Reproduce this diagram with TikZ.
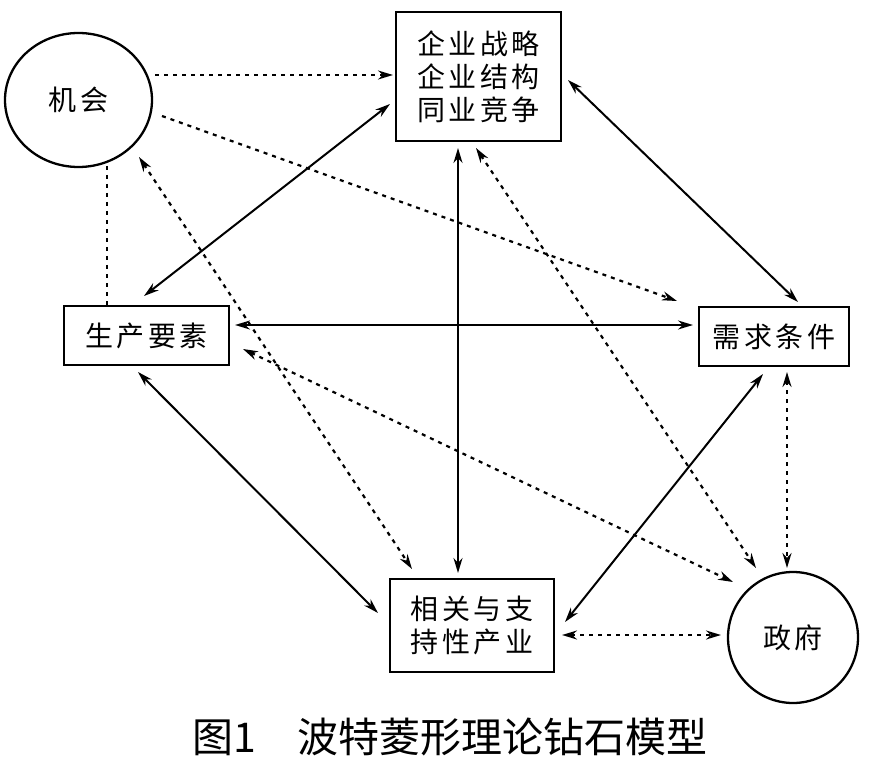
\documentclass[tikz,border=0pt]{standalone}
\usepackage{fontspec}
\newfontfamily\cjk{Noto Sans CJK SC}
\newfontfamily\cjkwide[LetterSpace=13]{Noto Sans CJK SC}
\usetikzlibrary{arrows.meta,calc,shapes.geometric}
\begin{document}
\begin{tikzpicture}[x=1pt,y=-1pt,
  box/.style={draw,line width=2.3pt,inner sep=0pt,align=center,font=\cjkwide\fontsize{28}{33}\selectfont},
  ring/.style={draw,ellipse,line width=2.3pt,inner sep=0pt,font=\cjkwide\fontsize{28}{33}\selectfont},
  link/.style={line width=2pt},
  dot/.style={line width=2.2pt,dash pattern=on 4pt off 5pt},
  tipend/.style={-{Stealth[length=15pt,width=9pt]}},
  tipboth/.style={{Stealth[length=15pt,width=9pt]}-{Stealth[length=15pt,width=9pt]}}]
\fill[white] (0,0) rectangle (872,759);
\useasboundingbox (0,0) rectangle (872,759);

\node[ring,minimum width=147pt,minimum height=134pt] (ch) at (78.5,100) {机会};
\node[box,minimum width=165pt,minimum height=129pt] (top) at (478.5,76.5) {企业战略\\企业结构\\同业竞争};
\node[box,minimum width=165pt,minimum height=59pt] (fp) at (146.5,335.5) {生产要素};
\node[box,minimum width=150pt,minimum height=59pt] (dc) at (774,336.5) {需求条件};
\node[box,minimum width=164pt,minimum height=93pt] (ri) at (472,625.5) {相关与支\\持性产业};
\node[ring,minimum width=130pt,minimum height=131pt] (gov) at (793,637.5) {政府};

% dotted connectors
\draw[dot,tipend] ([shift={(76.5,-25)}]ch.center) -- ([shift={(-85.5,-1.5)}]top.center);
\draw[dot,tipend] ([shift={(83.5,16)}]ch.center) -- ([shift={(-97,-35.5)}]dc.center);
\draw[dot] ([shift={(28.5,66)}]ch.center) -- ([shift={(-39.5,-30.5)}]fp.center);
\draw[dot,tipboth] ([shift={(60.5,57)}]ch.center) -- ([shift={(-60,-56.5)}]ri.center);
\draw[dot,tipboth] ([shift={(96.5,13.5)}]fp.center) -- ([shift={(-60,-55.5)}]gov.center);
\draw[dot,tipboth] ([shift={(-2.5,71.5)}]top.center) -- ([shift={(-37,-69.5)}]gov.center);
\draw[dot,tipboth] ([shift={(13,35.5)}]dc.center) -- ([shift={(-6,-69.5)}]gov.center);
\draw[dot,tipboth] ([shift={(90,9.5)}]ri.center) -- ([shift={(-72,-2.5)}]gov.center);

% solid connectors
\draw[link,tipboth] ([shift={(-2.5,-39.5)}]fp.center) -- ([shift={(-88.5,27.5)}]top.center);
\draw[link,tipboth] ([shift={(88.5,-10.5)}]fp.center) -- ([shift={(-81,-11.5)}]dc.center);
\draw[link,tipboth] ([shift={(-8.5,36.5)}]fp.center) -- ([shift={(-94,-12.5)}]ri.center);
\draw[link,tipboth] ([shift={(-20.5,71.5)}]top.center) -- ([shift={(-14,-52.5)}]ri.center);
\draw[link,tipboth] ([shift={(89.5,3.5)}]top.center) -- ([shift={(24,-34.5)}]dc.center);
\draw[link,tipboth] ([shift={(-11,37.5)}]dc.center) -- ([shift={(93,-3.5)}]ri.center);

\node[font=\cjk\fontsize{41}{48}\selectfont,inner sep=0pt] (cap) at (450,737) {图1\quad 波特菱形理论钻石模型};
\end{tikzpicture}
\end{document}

::::

**Stated exercise**
Reproduce every line precisely as given, omitting all pictures.

**Solution to the exercise**
Reproduce this diagram with TikZ.
\documentclass[tikz,border=0pt]{standalone}
\usepackage{fontspec}
\newfontfamily\cjk{Noto Sans CJK SC}
\newfontfamily\cjkwide[LetterSpace=13]{Noto Sans CJK SC}
\usetikzlibrary{arrows.meta,calc,shapes.geometric}
\begin{document}
\begin{tikzpicture}[x=1pt,y=-1pt,
  box/.style={draw,line width=2.3pt,inner sep=0pt,align=center,font=\cjkwide\fontsize{28}{33}\selectfont},
  ring/.style={draw,ellipse,line width=2.3pt,inner sep=0pt,font=\cjkwide\fontsize{28}{33}\selectfont},
  link/.style={line width=2pt},
  dot/.style={line width=2.2pt,dash pattern=on 4pt off 5pt},
  tipend/.style={-{Stealth[length=15pt,width=9pt]}},
  tipboth/.style={{Stealth[length=15pt,width=9pt]}-{Stealth[length=15pt,width=9pt]}}]
\fill[white] (0,0) rectangle (872,759);
\useasboundingbox (0,0) rectangle (872,759);

\node[ring,minimum width=147pt,minimum height=134pt] (ch) at (78.5,100) {机会};
\node[box,minimum width=165pt,minimum height=129pt] (top) at (478.5,76.5) {企业战略\\企业结构\\同业竞争};
\node[box,minimum width=165pt,minimum height=59pt] (fp) at (146.5,335.5) {生产要素};
\node[box,minimum width=150pt,minimum height=59pt] (dc) at (774,336.5) {需求条件};
\node[box,minimum width=164pt,minimum height=93pt] (ri) at (472,625.5) {相关与支\\持性产业};
\node[ring,minimum width=130pt,minimum height=131pt] (gov) at (793,637.5) {政府};

% dotted connectors
\draw[dot,tipend] ([shift={(76.5,-25)}]ch.center) -- ([shift={(-85.5,-1.5)}]top.center);
\draw[dot,tipend] ([shift={(83.5,16)}]ch.center) -- ([shift={(-97,-35.5)}]dc.center);
\draw[dot] ([shift={(28.5,66)}]ch.center) -- ([shift={(-39.5,-30.5)}]fp.center);
\draw[dot,tipboth] ([shift={(60.5,57)}]ch.center) -- ([shift={(-60,-56.5)}]ri.center);
\draw[dot,tipboth] ([shift={(96.5,13.5)}]fp.center) -- ([shift={(-60,-55.5)}]gov.center);
\draw[dot,tipboth] ([shift={(-2.5,71.5)}]top.center) -- ([shift={(-37,-69.5)}]gov.center);
\draw[dot,tipboth] ([shift={(13,35.5)}]dc.center) -- ([shift={(-6,-69.5)}]gov.center);
\draw[dot,tipboth] ([shift={(90,9.5)}]ri.center) -- ([shift={(-72,-2.5)}]gov.center);

% solid connectors
\draw[link,tipboth] ([shift={(-2.5,-39.5)}]fp.center) -- ([shift={(-88.5,27.5)}]top.center);
\draw[link,tipboth] ([shift={(88.5,-10.5)}]fp.center) -- ([shift={(-81,-11.5)}]dc.center);
\draw[link,tipboth] ([shift={(-8.5,36.5)}]fp.center) -- ([shift={(-94,-12.5)}]ri.center);
\draw[link,tipboth] ([shift={(-20.5,71.5)}]top.center) -- ([shift={(-14,-52.5)}]ri.center);
\draw[link,tipboth] ([shift={(89.5,3.5)}]top.center) -- ([shift={(24,-34.5)}]dc.center);
\draw[link,tipboth] ([shift={(-11,37.5)}]dc.center) -- ([shift={(93,-3.5)}]ri.center);

\node[font=\cjk\fontsize{41}{48}\selectfont,inner sep=0pt] (cap) at (450,737) {图1\quad 波特菱形理论钻石模型};
\end{tikzpicture}
\end{document}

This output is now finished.